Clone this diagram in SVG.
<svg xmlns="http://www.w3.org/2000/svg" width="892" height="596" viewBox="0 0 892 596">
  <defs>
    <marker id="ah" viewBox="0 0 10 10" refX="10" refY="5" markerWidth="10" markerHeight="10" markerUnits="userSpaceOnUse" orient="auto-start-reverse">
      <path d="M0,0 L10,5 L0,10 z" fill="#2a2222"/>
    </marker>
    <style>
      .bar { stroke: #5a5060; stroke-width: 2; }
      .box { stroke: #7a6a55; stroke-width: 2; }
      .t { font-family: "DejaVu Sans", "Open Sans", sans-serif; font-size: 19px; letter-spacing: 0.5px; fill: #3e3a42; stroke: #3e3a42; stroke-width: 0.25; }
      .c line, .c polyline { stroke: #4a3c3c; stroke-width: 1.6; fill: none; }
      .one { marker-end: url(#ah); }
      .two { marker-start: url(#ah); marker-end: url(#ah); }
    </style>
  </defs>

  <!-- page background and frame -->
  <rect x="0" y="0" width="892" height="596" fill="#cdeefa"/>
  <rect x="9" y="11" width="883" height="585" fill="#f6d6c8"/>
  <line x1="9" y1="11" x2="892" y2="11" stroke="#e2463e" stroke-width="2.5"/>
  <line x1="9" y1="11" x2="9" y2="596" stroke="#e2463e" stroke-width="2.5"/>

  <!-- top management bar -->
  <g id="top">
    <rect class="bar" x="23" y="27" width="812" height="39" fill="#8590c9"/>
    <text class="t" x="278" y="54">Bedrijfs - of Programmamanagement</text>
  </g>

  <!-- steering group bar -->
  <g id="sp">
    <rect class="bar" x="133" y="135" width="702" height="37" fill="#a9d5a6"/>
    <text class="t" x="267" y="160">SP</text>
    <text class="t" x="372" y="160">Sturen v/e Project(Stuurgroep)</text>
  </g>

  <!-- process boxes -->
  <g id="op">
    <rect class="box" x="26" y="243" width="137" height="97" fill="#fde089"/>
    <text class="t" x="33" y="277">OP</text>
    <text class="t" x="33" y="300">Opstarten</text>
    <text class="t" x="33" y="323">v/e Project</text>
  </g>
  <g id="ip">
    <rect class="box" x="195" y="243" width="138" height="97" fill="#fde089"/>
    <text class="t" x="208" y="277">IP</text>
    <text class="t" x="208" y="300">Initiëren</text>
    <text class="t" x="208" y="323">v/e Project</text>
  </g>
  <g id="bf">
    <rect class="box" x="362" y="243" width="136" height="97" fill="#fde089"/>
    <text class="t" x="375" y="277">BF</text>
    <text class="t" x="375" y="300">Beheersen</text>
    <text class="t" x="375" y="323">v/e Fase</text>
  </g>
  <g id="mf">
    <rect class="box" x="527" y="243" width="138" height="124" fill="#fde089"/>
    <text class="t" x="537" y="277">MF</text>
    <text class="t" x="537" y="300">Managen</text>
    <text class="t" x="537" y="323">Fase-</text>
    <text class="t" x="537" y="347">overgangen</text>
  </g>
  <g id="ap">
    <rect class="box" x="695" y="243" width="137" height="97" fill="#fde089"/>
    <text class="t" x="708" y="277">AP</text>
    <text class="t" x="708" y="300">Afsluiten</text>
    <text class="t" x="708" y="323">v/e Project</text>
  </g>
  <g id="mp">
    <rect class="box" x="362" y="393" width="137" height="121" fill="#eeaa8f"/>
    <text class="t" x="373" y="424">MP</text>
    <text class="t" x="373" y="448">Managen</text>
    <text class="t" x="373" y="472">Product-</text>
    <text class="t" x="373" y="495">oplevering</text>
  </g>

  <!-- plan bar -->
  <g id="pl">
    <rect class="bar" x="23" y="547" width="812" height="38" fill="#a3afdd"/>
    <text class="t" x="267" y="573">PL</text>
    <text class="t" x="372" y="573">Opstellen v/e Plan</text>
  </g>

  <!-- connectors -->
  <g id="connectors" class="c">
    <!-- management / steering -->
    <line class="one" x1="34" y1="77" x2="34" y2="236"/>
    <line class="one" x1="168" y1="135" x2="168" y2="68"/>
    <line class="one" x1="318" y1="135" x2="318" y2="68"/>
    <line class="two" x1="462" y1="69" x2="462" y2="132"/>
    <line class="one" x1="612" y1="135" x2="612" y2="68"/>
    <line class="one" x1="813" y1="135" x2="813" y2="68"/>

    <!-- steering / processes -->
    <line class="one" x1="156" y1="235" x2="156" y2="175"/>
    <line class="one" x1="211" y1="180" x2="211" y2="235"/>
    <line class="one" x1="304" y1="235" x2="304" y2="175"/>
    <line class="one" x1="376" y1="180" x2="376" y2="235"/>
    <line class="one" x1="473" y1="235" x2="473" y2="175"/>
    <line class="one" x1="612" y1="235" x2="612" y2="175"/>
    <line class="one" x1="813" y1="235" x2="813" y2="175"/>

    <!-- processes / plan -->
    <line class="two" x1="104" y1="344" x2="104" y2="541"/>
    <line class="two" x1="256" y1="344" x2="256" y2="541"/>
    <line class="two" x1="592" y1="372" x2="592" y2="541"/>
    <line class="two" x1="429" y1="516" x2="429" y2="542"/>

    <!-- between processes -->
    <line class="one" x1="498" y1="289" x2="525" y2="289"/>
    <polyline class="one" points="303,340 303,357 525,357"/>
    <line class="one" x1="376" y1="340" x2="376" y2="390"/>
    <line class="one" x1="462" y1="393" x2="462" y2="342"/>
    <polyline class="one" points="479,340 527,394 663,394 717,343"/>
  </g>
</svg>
───
### WORK TO DO
Return the full listing, character for character.

### TASK RESULT
Clone this diagram in SVG.
<svg xmlns="http://www.w3.org/2000/svg" width="892" height="596" viewBox="0 0 892 596">
  <defs>
    <marker id="ah" viewBox="0 0 10 10" refX="10" refY="5" markerWidth="10" markerHeight="10" markerUnits="userSpaceOnUse" orient="auto-start-reverse">
      <path d="M0,0 L10,5 L0,10 z" fill="#2a2222"/>
    </marker>
    <style>
      .bar { stroke: #5a5060; stroke-width: 2; }
      .box { stroke: #7a6a55; stroke-width: 2; }
      .t { font-family: "DejaVu Sans", "Open Sans", sans-serif; font-size: 19px; letter-spacing: 0.5px; fill: #3e3a42; stroke: #3e3a42; stroke-width: 0.25; }
      .c line, .c polyline { stroke: #4a3c3c; stroke-width: 1.6; fill: none; }
      .one { marker-end: url(#ah); }
      .two { marker-start: url(#ah); marker-end: url(#ah); }
    </style>
  </defs>

  <!-- page background and frame -->
  <rect x="0" y="0" width="892" height="596" fill="#cdeefa"/>
  <rect x="9" y="11" width="883" height="585" fill="#f6d6c8"/>
  <line x1="9" y1="11" x2="892" y2="11" stroke="#e2463e" stroke-width="2.5"/>
  <line x1="9" y1="11" x2="9" y2="596" stroke="#e2463e" stroke-width="2.5"/>

  <!-- top management bar -->
  <g id="top">
    <rect class="bar" x="23" y="27" width="812" height="39" fill="#8590c9"/>
    <text class="t" x="278" y="54">Bedrijfs - of Programmamanagement</text>
  </g>

  <!-- steering group bar -->
  <g id="sp">
    <rect class="bar" x="133" y="135" width="702" height="37" fill="#a9d5a6"/>
    <text class="t" x="267" y="160">SP</text>
    <text class="t" x="372" y="160">Sturen v/e Project(Stuurgroep)</text>
  </g>

  <!-- process boxes -->
  <g id="op">
    <rect class="box" x="26" y="243" width="137" height="97" fill="#fde089"/>
    <text class="t" x="33" y="277">OP</text>
    <text class="t" x="33" y="300">Opstarten</text>
    <text class="t" x="33" y="323">v/e Project</text>
  </g>
  <g id="ip">
    <rect class="box" x="195" y="243" width="138" height="97" fill="#fde089"/>
    <text class="t" x="208" y="277">IP</text>
    <text class="t" x="208" y="300">Initiëren</text>
    <text class="t" x="208" y="323">v/e Project</text>
  </g>
  <g id="bf">
    <rect class="box" x="362" y="243" width="136" height="97" fill="#fde089"/>
    <text class="t" x="375" y="277">BF</text>
    <text class="t" x="375" y="300">Beheersen</text>
    <text class="t" x="375" y="323">v/e Fase</text>
  </g>
  <g id="mf">
    <rect class="box" x="527" y="243" width="138" height="124" fill="#fde089"/>
    <text class="t" x="537" y="277">MF</text>
    <text class="t" x="537" y="300">Managen</text>
    <text class="t" x="537" y="323">Fase-</text>
    <text class="t" x="537" y="347">overgangen</text>
  </g>
  <g id="ap">
    <rect class="box" x="695" y="243" width="137" height="97" fill="#fde089"/>
    <text class="t" x="708" y="277">AP</text>
    <text class="t" x="708" y="300">Afsluiten</text>
    <text class="t" x="708" y="323">v/e Project</text>
  </g>
  <g id="mp">
    <rect class="box" x="362" y="393" width="137" height="121" fill="#eeaa8f"/>
    <text class="t" x="373" y="424">MP</text>
    <text class="t" x="373" y="448">Managen</text>
    <text class="t" x="373" y="472">Product-</text>
    <text class="t" x="373" y="495">oplevering</text>
  </g>

  <!-- plan bar -->
  <g id="pl">
    <rect class="bar" x="23" y="547" width="812" height="38" fill="#a3afdd"/>
    <text class="t" x="267" y="573">PL</text>
    <text class="t" x="372" y="573">Opstellen v/e Plan</text>
  </g>

  <!-- connectors -->
  <g id="connectors" class="c">
    <!-- management / steering -->
    <line class="one" x1="34" y1="77" x2="34" y2="236"/>
    <line class="one" x1="168" y1="135" x2="168" y2="68"/>
    <line class="one" x1="318" y1="135" x2="318" y2="68"/>
    <line class="two" x1="462" y1="69" x2="462" y2="132"/>
    <line class="one" x1="612" y1="135" x2="612" y2="68"/>
    <line class="one" x1="813" y1="135" x2="813" y2="68"/>

    <!-- steering / processes -->
    <line class="one" x1="156" y1="235" x2="156" y2="175"/>
    <line class="one" x1="211" y1="180" x2="211" y2="235"/>
    <line class="one" x1="304" y1="235" x2="304" y2="175"/>
    <line class="one" x1="376" y1="180" x2="376" y2="235"/>
    <line class="one" x1="473" y1="235" x2="473" y2="175"/>
    <line class="one" x1="612" y1="235" x2="612" y2="175"/>
    <line class="one" x1="813" y1="235" x2="813" y2="175"/>

    <!-- processes / plan -->
    <line class="two" x1="104" y1="344" x2="104" y2="541"/>
    <line class="two" x1="256" y1="344" x2="256" y2="541"/>
    <line class="two" x1="592" y1="372" x2="592" y2="541"/>
    <line class="two" x1="429" y1="516" x2="429" y2="542"/>

    <!-- between processes -->
    <line class="one" x1="498" y1="289" x2="525" y2="289"/>
    <polyline class="one" points="303,340 303,357 525,357"/>
    <line class="one" x1="376" y1="340" x2="376" y2="390"/>
    <line class="one" x1="462" y1="393" x2="462" y2="342"/>
    <polyline class="one" points="479,340 527,394 663,394 717,343"/>
  </g>
</svg>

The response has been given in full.